## Dataset content:
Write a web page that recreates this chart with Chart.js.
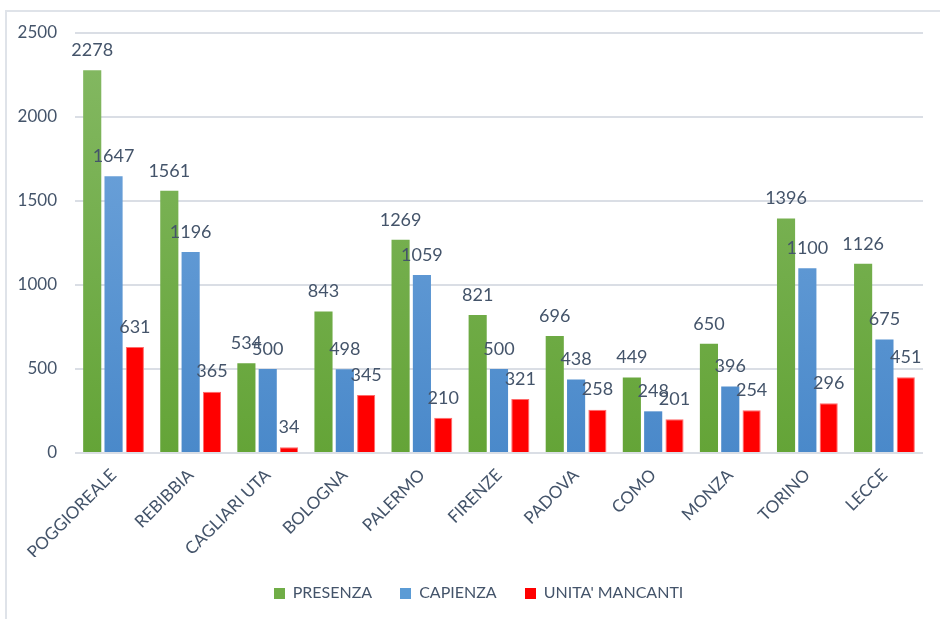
<!DOCTYPE html>
<html>
<head>
<meta charset="utf-8">
<script src="https://cdn.jsdelivr.net/npm/chart.js@4.4.1/dist/chart.umd.min.js"></script>
<style>
    html, body { margin: 0; padding: 0; background: #ffffff; }
    #wrap { position: relative; width: 940px; height: 619px; }
    #frame {
        position: absolute; left: 5px; top: 10px; right: 0; bottom: 0;
        border-left: 2px solid #dfe3e9; border-top: 2px solid #dfe3e9;
    }
    canvas { position: absolute; left: 0; top: 0; }
</style>
</head>
<body>
<div id="wrap">
    <div id="frame"></div>
    <canvas id="chart" width="940" height="619"></canvas>
</div>
<script>
const categories = ["POGGIOREALE", "REBIBBIA", "CAGLIARI UTA", "BOLOGNA", "PALERMO",
    "FIRENZE", "PADOVA", "COMO", "MONZA", "TORINO", "LECCE"];
const presenza = [2278, 1561, 534, 843, 1269, 821, 696, 449, 650, 1396, 1126];
const capienza = [1647, 1196, 500, 498, 1059, 500, 438, 248, 396, 1100, 675];
const unitaMancanti = [631, 365, 34, 345, 210, 321, 258, 201, 254, 296, 451];
const yTicks = [0, 500, 1000, 1500, 2000, 2500];

const textColor = "#44546a";
const fontFamily = "Lato, 'Open Sans', sans-serif";

function gradient(top, bottom) {
    return (ctx) => {
        const { chart } = ctx;
        const area = chart.chartArea;
        if (!area) {
            return bottom;
        }
        const g = chart.ctx.createLinearGradient(0, area.top, 0, area.bottom);
        g.addColorStop(0, top);
        g.addColorStop(1, bottom);
        return g;
    };
}

// value labels above every bar
const barLabels = {
    id: "barLabels",
    afterDatasetsDraw(chart) {
        const ctx = chart.ctx;
        ctx.save();
        ctx.font = "18px " + fontFamily;
        ctx.fillStyle = textColor;
        ctx.textAlign = "center";
        ctx.textBaseline = "middle";
        chart.data.datasets.forEach((ds, i) => {
            const meta = chart.getDatasetMeta(i);
            meta.data.forEach((bar, j) => {
                ctx.fillText(String(ds.data[j]), bar.x, bar.y - 20);
            });
        });
        ctx.restore();
    },
};

// legend sits centred on the whole frame, not on the padded box
const shiftLegend = {
    id: "shiftLegend",
    afterLayout(chart) {
        if (chart.legend) {
            chart.legend.left += 17;
            chart.legend.right += 17;
        }
    },
};

const legendSquare = (color) => {
    const c = document.createElement("canvas");
    c.width = 11;
    c.height = 11;
    const g = c.getContext("2d");
    g.fillStyle = color;
    g.fillRect(0, 0, 11, 11);
    return c;
};

new Chart(document.getElementById("chart"), {
    type: "bar",
    data: {
        labels: categories,
        datasets: [
            {
                label: "PRESENZA",
                data: presenza,
                backgroundColor: gradient("#85b964", "#64a437"),
                legendColor: "#70ad47",
            },
            {
                label: "CAPIENZA",
                data: capienza,
                backgroundColor: gradient("#76a9de", "#4a89ca"),
                legendColor: "#5b9bd5",
            },
            {
                label: "UNITA' MANCANTI",
                data: unitaMancanti,
                backgroundColor: "#ff0000",
                borderColor: "#ff6b6b",
                borderWidth: 1,
                legendColor: "#ff0000",
            },
        ],
    },
    options: {
        responsive: false,
        animation: false,
        layout: { padding: { top: 33, right: 17, left: 0, bottom: 8 } },
        datasets: {
            bar: { categoryPercentage: 0.83, barPercentage: 0.85 },
        },
        scales: {
            x: {
                grid: { display: false },
                border: { display: false },
                ticks: {
                    color: textColor,
                    font: { family: fontFamily, size: 17 },
                    minRotation: 45,
                    maxRotation: 45,
                    padding: 4,
                },
                afterFit: (scale) => { scale.height = 104; },
            },
            y: {
                min: 0,
                max: 2500,
                afterBuildTicks: (scale) => {
                    scale.ticks = yTicks.map((v) => ({ value: v }));
                },
                grid: { color: "#dadee5", lineWidth: 2, drawTicks: false },
                border: { display: false },
                ticks: {
                    color: textColor,
                    font: { family: fontFamily, size: 17 },
                    padding: 18,
                    callback: (v) => String(v),
                },
                afterFit: (scale) => { scale.width = 75; },
            },
        },
        plugins: {
            tooltip: { enabled: false },
            legend: {
                position: "bottom",
                labels: {
                    color: textColor,
                    font: { family: fontFamily, size: 16 },
                    padding: 28,
                    boxWidth: 11,
                    boxHeight: 11,
                    usePointStyle: true,
                    generateLabels: (chart) =>
                        chart.data.datasets.map((ds, i) => ({
                            text: ds.label,
                            fontColor: textColor,
                            pointStyle: legendSquare(ds.legendColor),
                            datasetIndex: i,
                            hidden: false,
                        })),
                },
            },
        },
    },
    plugins: [barLabels, shiftLegend],
});
</script>
</body>
</html>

## Objective:
Each line of the data is to be duplicated exactly; pictures stay out of the copy.

## Output:
Write a web page that recreates this chart with Chart.js.
<!DOCTYPE html>
<html>
<head>
<meta charset="utf-8">
<script src="https://cdn.jsdelivr.net/npm/chart.js@4.4.1/dist/chart.umd.min.js"></script>
<style>
    html, body { margin: 0; padding: 0; background: #ffffff; }
    #wrap { position: relative; width: 940px; height: 619px; }
    #frame {
        position: absolute; left: 5px; top: 10px; right: 0; bottom: 0;
        border-left: 2px solid #dfe3e9; border-top: 2px solid #dfe3e9;
    }
    canvas { position: absolute; left: 0; top: 0; }
</style>
</head>
<body>
<div id="wrap">
    <div id="frame"></div>
    <canvas id="chart" width="940" height="619"></canvas>
</div>
<script>
const categories = ["POGGIOREALE", "REBIBBIA", "CAGLIARI UTA", "BOLOGNA", "PALERMO",
    "FIRENZE", "PADOVA", "COMO", "MONZA", "TORINO", "LECCE"];
const presenza = [2278, 1561, 534, 843, 1269, 821, 696, 449, 650, 1396, 1126];
const capienza = [1647, 1196, 500, 498, 1059, 500, 438, 248, 396, 1100, 675];
const unitaMancanti = [631, 365, 34, 345, 210, 321, 258, 201, 254, 296, 451];
const yTicks = [0, 500, 1000, 1500, 2000, 2500];

const textColor = "#44546a";
const fontFamily = "Lato, 'Open Sans', sans-serif";

function gradient(top, bottom) {
    return (ctx) => {
        const { chart } = ctx;
        const area = chart.chartArea;
        if (!area) {
            return bottom;
        }
        const g = chart.ctx.createLinearGradient(0, area.top, 0, area.bottom);
        g.addColorStop(0, top);
        g.addColorStop(1, bottom);
        return g;
    };
}

// value labels above every bar
const barLabels = {
    id: "barLabels",
    afterDatasetsDraw(chart) {
        const ctx = chart.ctx;
        ctx.save();
        ctx.font = "18px " + fontFamily;
        ctx.fillStyle = textColor;
        ctx.textAlign = "center";
        ctx.textBaseline = "middle";
        chart.data.datasets.forEach((ds, i) => {
            const meta = chart.getDatasetMeta(i);
            meta.data.forEach((bar, j) => {
                ctx.fillText(String(ds.data[j]), bar.x, bar.y - 20);
            });
        });
        ctx.restore();
    },
};

// legend sits centred on the whole frame, not on the padded box
const shiftLegend = {
    id: "shiftLegend",
    afterLayout(chart) {
        if (chart.legend) {
            chart.legend.left += 17;
            chart.legend.right += 17;
        }
    },
};

const legendSquare = (color) => {
    const c = document.createElement("canvas");
    c.width = 11;
    c.height = 11;
    const g = c.getContext("2d");
    g.fillStyle = color;
    g.fillRect(0, 0, 11, 11);
    return c;
};

new Chart(document.getElementById("chart"), {
    type: "bar",
    data: {
        labels: categories,
        datasets: [
            {
                label: "PRESENZA",
                data: presenza,
                backgroundColor: gradient("#85b964", "#64a437"),
                legendColor: "#70ad47",
            },
            {
                label: "CAPIENZA",
                data: capienza,
                backgroundColor: gradient("#76a9de", "#4a89ca"),
                legendColor: "#5b9bd5",
            },
            {
                label: "UNITA' MANCANTI",
                data: unitaMancanti,
                backgroundColor: "#ff0000",
                borderColor: "#ff6b6b",
                borderWidth: 1,
                legendColor: "#ff0000",
            },
        ],
    },
    options: {
        responsive: false,
        animation: false,
        layout: { padding: { top: 33, right: 17, left: 0, bottom: 8 } },
        datasets: {
            bar: { categoryPercentage: 0.83, barPercentage: 0.85 },
        },
        scales: {
            x: {
                grid: { display: false },
                border: { display: false },
                ticks: {
                    color: textColor,
                    font: { family: fontFamily, size: 17 },
                    minRotation: 45,
                    maxRotation: 45,
                    padding: 4,
                },
                afterFit: (scale) => { scale.height = 104; },
            },
            y: {
                min: 0,
                max: 2500,
                afterBuildTicks: (scale) => {
                    scale.ticks = yTicks.map((v) => ({ value: v }));
                },
                grid: { color: "#dadee5", lineWidth: 2, drawTicks: false },
                border: { display: false },
                ticks: {
                    color: textColor,
                    font: { family: fontFamily, size: 17 },
                    padding: 18,
                    callback: (v) => String(v),
                },
                afterFit: (scale) => { scale.width = 75; },
            },
        },
        plugins: {
            tooltip: { enabled: false },
            legend: {
                position: "bottom",
                labels: {
                    color: textColor,
                    font: { family: fontFamily, size: 16 },
                    padding: 28,
                    boxWidth: 11,
                    boxHeight: 11,
                    usePointStyle: true,
                    generateLabels: (chart) =>
                        chart.data.datasets.map((ds, i) => ({
                            text: ds.label,
                            fontColor: textColor,
                            pointStyle: legendSquare(ds.legendColor),
                            datasetIndex: i,
                            hidden: false,
                        })),
                },
            },
        },
    },
    plugins: [barLabels, shiftLegend],
});
</script>
</body>
</html>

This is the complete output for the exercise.